- Yuxarı Yemişcan
- Verin Sznek / Yukhary Yemishjan Verin Sznek / Yukhary Yemishjan
- Coordinates: 39°44′26.7″N 46°49′59.2″E﻿ / ﻿39.740750°N 46.833111°E
- Country: Azerbaijan
- • District: Khojaly
- Elevation: 1,084 m (3,556 ft)

Population (2015)
- • Total: 33
- Time zone: UTC+4 (AZT)

= Verin Sznek =

Verin Sznek (Վերին Սզնեք) or Yukhary Yemishjan (Yuxarı Yemişcan) is a village in the Khojaly District of Azerbaijan, in the region of Nagorno-Karabakh. Until 2023 it was controlled by the breakaway Republic of Artsakh. The village had an ethnic Armenian-majority population until the expulsion of the Armenian population of Nagorno-Karabakh by Azerbaijan following the 2023 Azerbaijani offensive in Nagorno-Karabakh.

== History ==
During the Soviet period, the village was a part of the Askeran District of the Nagorno-Karabakh Autonomous Oblast.

== Historical heritage sites ==
Historical heritage sites in and around the village include a cemetery from between the 16th and 19th centuries, the 18th/19th-century church of Surb Astvatsatsin (Սուրբ Աստվածածին, lit. 'Holy Mother of God'), and a 19th-century spring monument.

== Economy and culture ==
The population is mainly engaged in agriculture and animal husbandry.

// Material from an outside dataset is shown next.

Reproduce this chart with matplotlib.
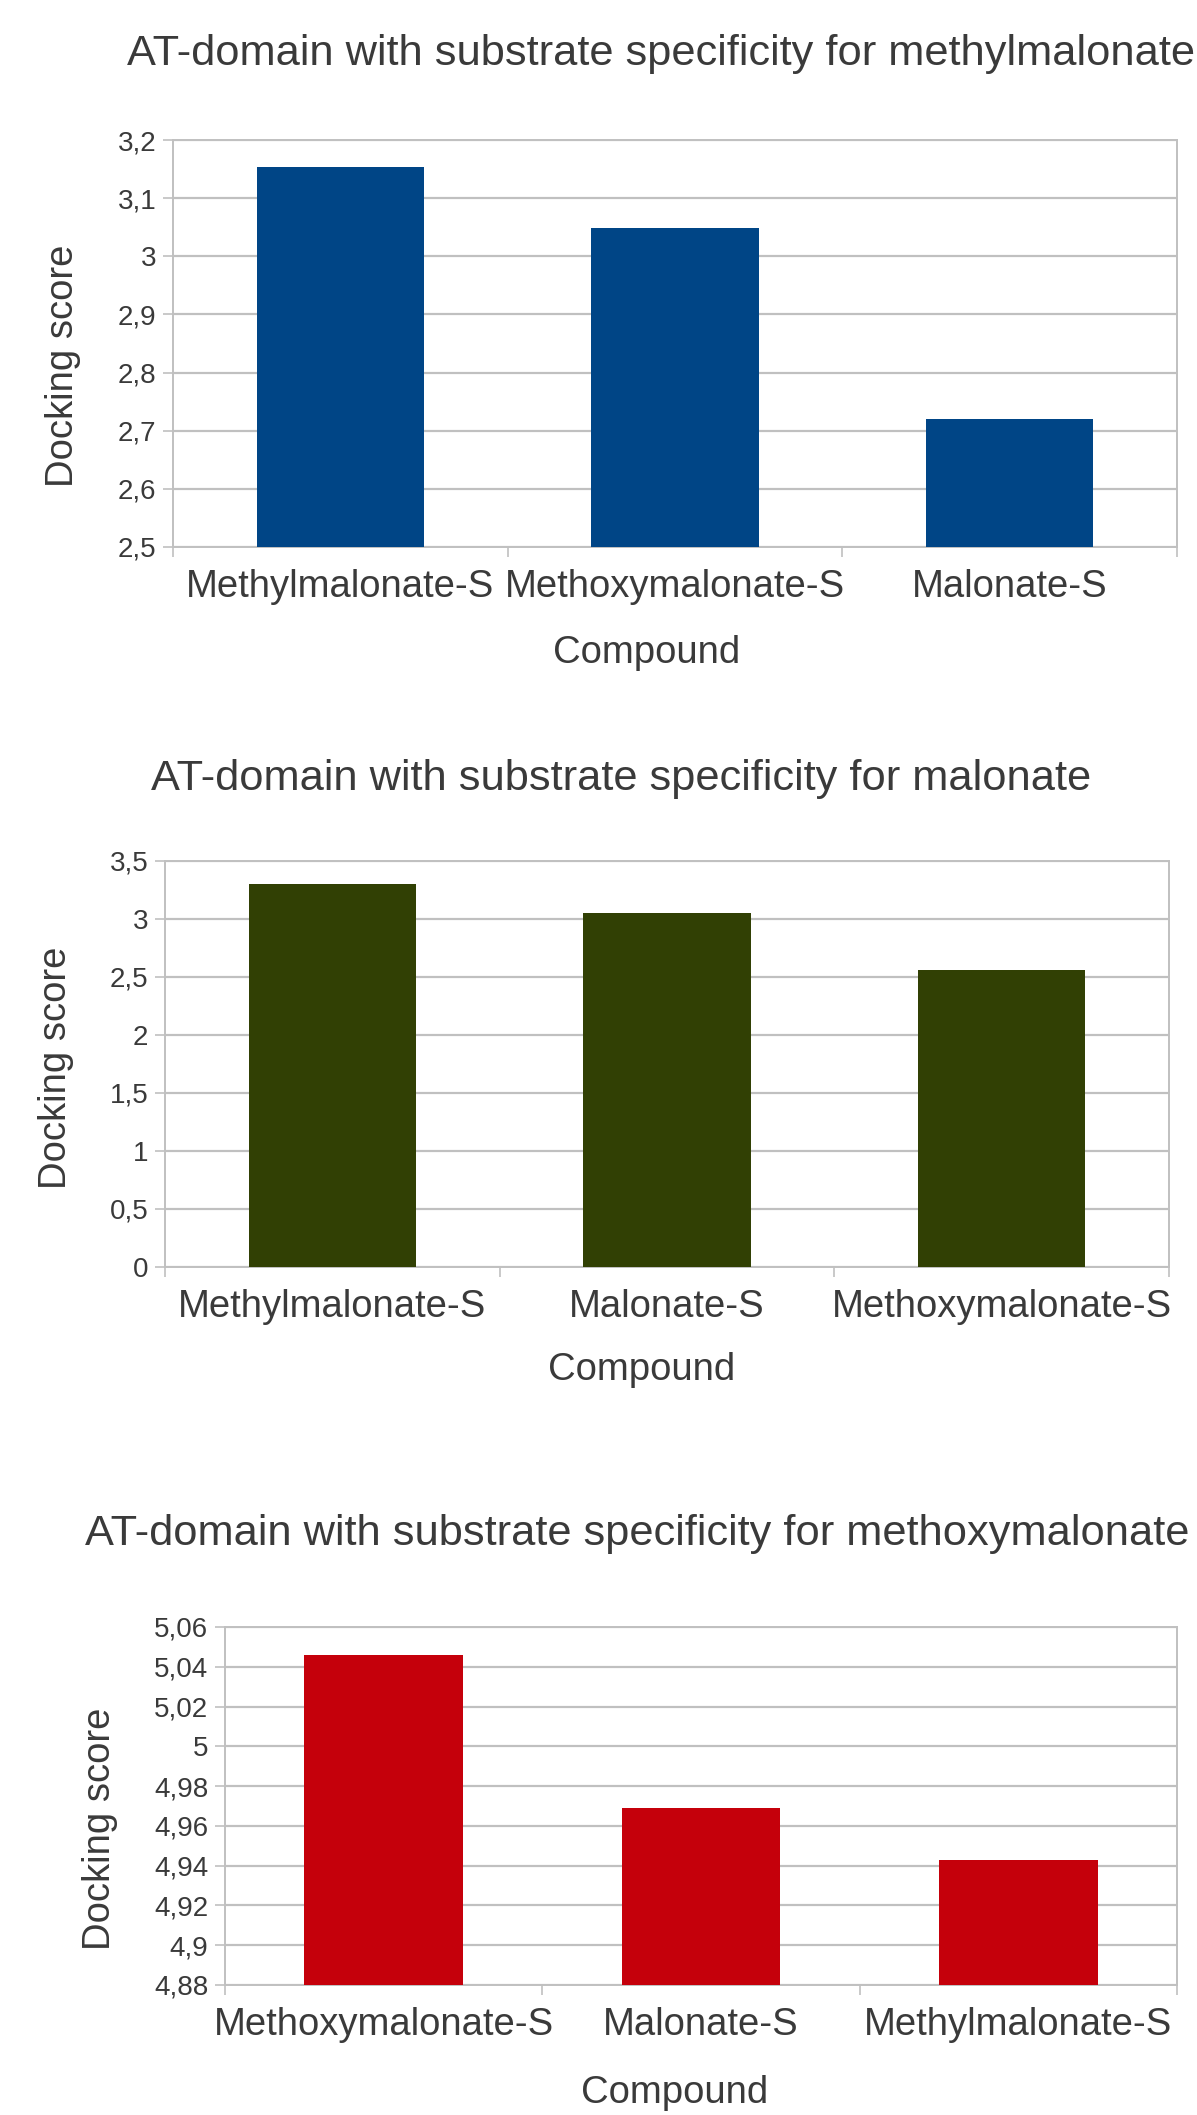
import matplotlib
matplotlib.use("Agg")
import matplotlib.pyplot as plt
from matplotlib.ticker import FuncFormatter, MultipleLocator, FixedLocator

plt.rcParams["font.family"] = ["Liberation Sans", "DejaVu Sans"]

W, H = 1197, 2115
DPI = 100
TEXT = "#3a3a3a"
GRID = "#c0c0c0"

# ---- data ----
title_1 = "AT-domain with substrate specificity for methylmalonate"
cats_1 = ["Methylmalonate-S", "Methoxymalonate-S", "Malonate-S"]
scores_1 = [3.153, 3.048, 2.720]

title_2 = "AT-domain with substrate specificity for malonate"
cats_2 = ["Methylmalonate-S", "Malonate-S", "Methoxymalonate-S"]
scores_2 = [3.303, 3.054, 2.562]

title_3 = "AT-domain with substrate specificity for methoxymalonate"
cats_3 = ["Methoxymalonate-S", "Malonate-S", "Methylmalonate-S"]
scores_3 = [5.046, 4.969, 4.943]

x_label = "Compound"
y_label = "Docking score"


def comma_fmt(v, pos):
    return f"{round(v, 3):g}".replace(".", ",")


def px_axes(fig, left, top, right, bottom):
    return fig.add_axes([left / W, 1 - bottom / H, (right - left) / W, (bottom - top) / H])


def ftext(fig, x, y, s, size, rot=0):
    fig.text(x / W, 1 - y / H, s, ha="center", va="center", fontsize=size,
             color=TEXT, rotation=rot)


def draw_chart(fig, box, cats, vals, color, ylim, step, title, title_xy, comp_xy, ylab_xy):
    ax = px_axes(fig, *box)
    x = range(len(cats))
    ax.bar(x, vals, width=0.5, color=color, zorder=3)
    ax.set_xlim(-0.5, len(cats) - 0.5)
    ax.set_ylim(*ylim)
    ax.yaxis.set_major_locator(MultipleLocator(step))
    ax.yaxis.set_major_formatter(FuncFormatter(comma_fmt))
    ax.set_xticks(list(x))
    ax.set_xticklabels(cats)
    ax.xaxis.set_minor_locator(FixedLocator([i - 0.5 for i in range(len(cats) + 1)]))
    ax.tick_params(axis="x", which="major", length=0, pad=16, labelsize=27.5, labelcolor=TEXT)
    ax.tick_params(axis="x", which="minor", length=7, width=1.2, color=GRID, direction="out")
    ax.tick_params(axis="y", length=7, width=1.2, color=GRID, pad=5, labelsize=20, labelcolor=TEXT)
    ax.grid(axis="y", color=GRID, lw=1.6, zorder=0)
    for sp in ax.spines.values():
        sp.set_color(GRID)
        sp.set_linewidth(1.4)
    ftext(fig, *title_xy, title, 31.2)
    ftext(fig, *comp_xy, x_label, 27.5)
    ftext(fig, *ylab_xy, y_label, 27.5, rot=90)
    return ax


fig = plt.figure(figsize=(W / DPI, H / DPI), dpi=DPI)

draw_chart(fig, (173, 140, 1177, 547), cats_1, scores_1, "#004586", (2.5, 3.2), 0.1,
           title_1, (661, 54), (647, 653), (63, 366))
draw_chart(fig, (165, 861, 1169, 1267), cats_2, scores_2, "#314004", (0, 3.5), 0.5,
           title_2, (621, 779), (642, 1370), (56, 1068))
draw_chart(fig, (225, 1627, 1177, 1985), cats_3, scores_3, "#c5000b", (4.88, 5.06), 0.02,
           title_3, (637, 1534), (675, 2093), (100, 1829))

fig.savefig("out.png", dpi=DPI, facecolor="white")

As of 2015, the village has a municipal building, a house of culture, a medical centre, and a secondary school that is shared with the neighboring village of Nerkin Sznek.

== Demographics ==
The village has an ethnic Armenian-majority population, had 28 inhabitants in 2005, and 33 inhabitants in 2015.